Case in point: the word “vehicle”. Let’s say you are watching a movie in English and the actor says ‘vehicle’ with an audible [h] sound. Then you ask yourself how you would pronounce that word and you go, “Mmm, ‘vehicle’ to me had a silent ‘H’…” If you are anything like me, by now you will have started second-guessing yourself, “Have I always mispronounced ‘vehicle’? Maybe the actor said another word and I completely misunderstood it…” Well, look the word up in most regular dictionaries, and you will think you are hearing things. Look it up in a pronunciation dictionary, and you will see that you probably did hear what you think you heard: ‘vehicle’ can be pronounced the way the actor said it. So there… Ears vindicated.
Thirdly, while regular dictionaries will only show you standard pronunciations, a good pronunciation dictionary will also let you know the non-standard variations. Showing that to students has helped me previously with those who would use a non-standard pronunciation because they heard it from native speakers. Instead of saying, “No, that pronunciation doesn’t exist,” which is simply not true, you can use the dictionary to help them realize that the pronunciation is really out there, but may be discriminated against in certain contexts. To drive the point home, I ask them what they think of the pronunciation ‘pobrema’ for the word spelled ‘problema’ (and you’d be surprised how many Brazilian students deny its existence!). If they think ‘pobrema’ is right or wrong is beside the point: ‘pobrema’ is indeed said by many native speakers of Brazilian Portuguese. To belittle someone for saying ‘pobrema’ is linguistic prejudice, not the nicest thing to do. However, if you are representing your company or looking for a job, you are probably better off steering clear of that pronunciation if at all possible.
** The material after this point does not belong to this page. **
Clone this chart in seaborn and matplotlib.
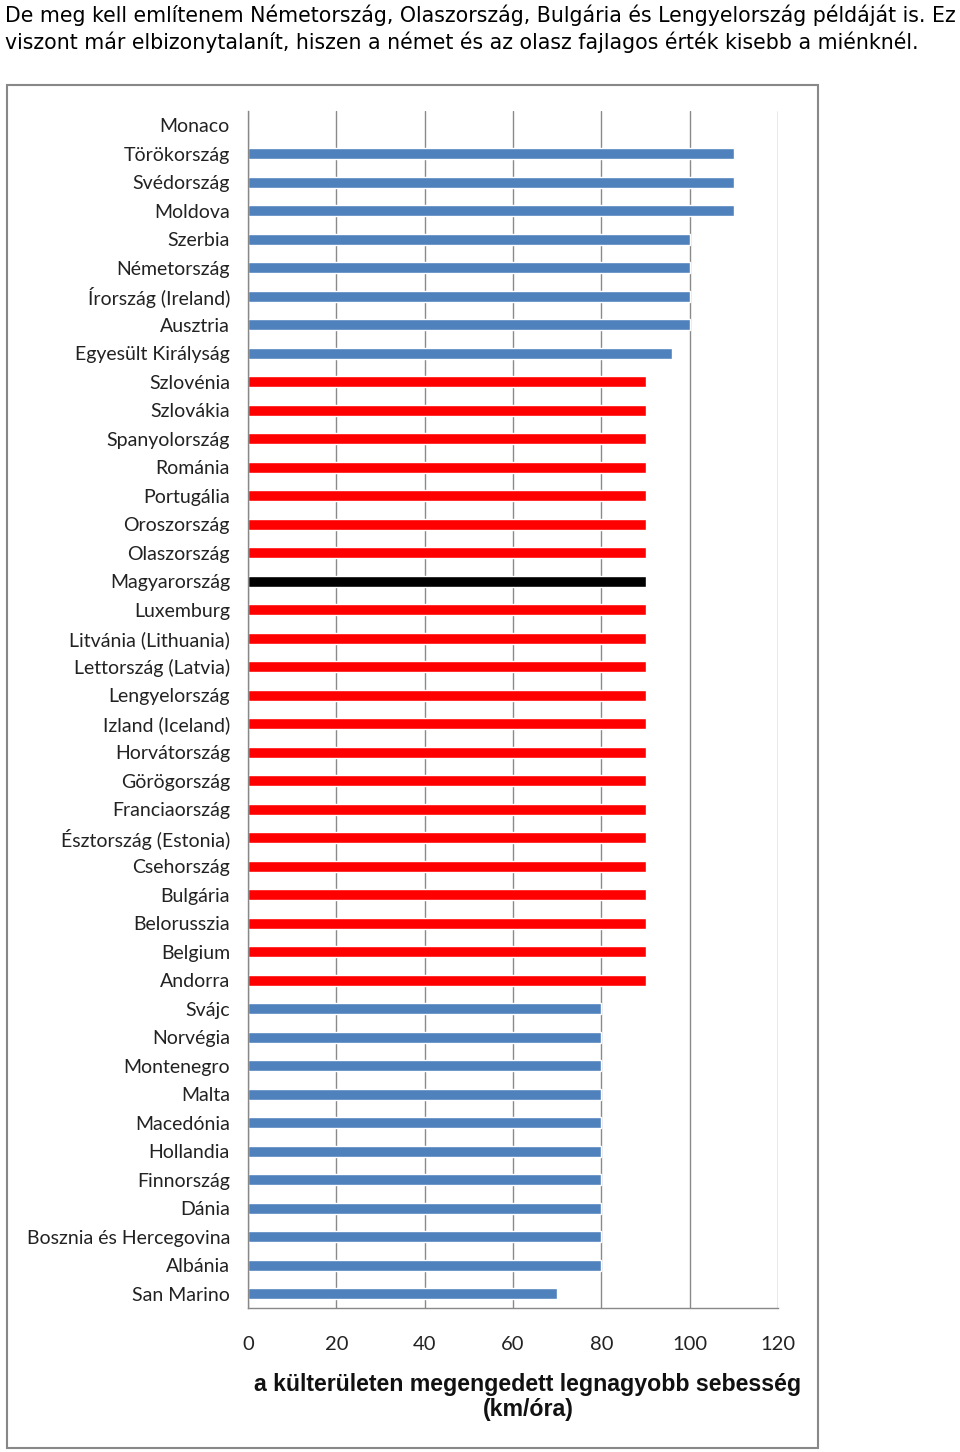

Let me leave you all with a final for instance of the use of pronunciation dictionaries. Higor Cavalcante, the author of the great “Inglês para Professor”, said on his book page that he was watching a Friends’ rerun (I suppose loving Friends is almost a job requirement in Brazilian ELT, if my friends and I are anything to go by) and found Phoebe’s pronunciation of ‘mischievous’ surprising. One does not get many chances to say the word, but he would have guessed the stress fell on the second syllable, ‘misCHIEvous’. The character, though, had said, ‘MISchievous’. Funnily enough, I had heard the same comment from a British-born English language teacher. With eyes wide open, he turned to me and an American classmate and exclaimed, “Did you know it’s ‘MISchievous’, not ‘misCHIEvous’? It just sounds sooo wrong!” Back then, I was curious to see whether his pronunciation was listed in the dictionary, and guess what: it wasn’t. No dictionary I checked then* had ‘misCHIEvous’… except pronunciation dictionaries. Here are prints of Longman Pronunciation Dictionary CD-Rom, which Henrique Pereira Moreira kindly took for me and Higor:
As you see, both pronunciations are possible, but the stress in the first syllable is the only option in American English and the most frequent one (65%) in British English. Yet ‘misCHIEvous’ is there represented by 35% of British speakers. There is also a graph showing the pronunciation by age group: the younger you are, the more likely you are to pronounce it the way Higor and my British friend wanted to. You know, because they are so hip, cool, and with it.
*Later I found this entry in Oxford Dictionaries claiming the four-syllable pronunciation with the stress on ‘CHIE’ was wrong, but didn’t comment on the three-syllable pronunciation with the stress on ‘CHIE’. You see how the explanation in the Longman Pronunciation Dictionary is much richer.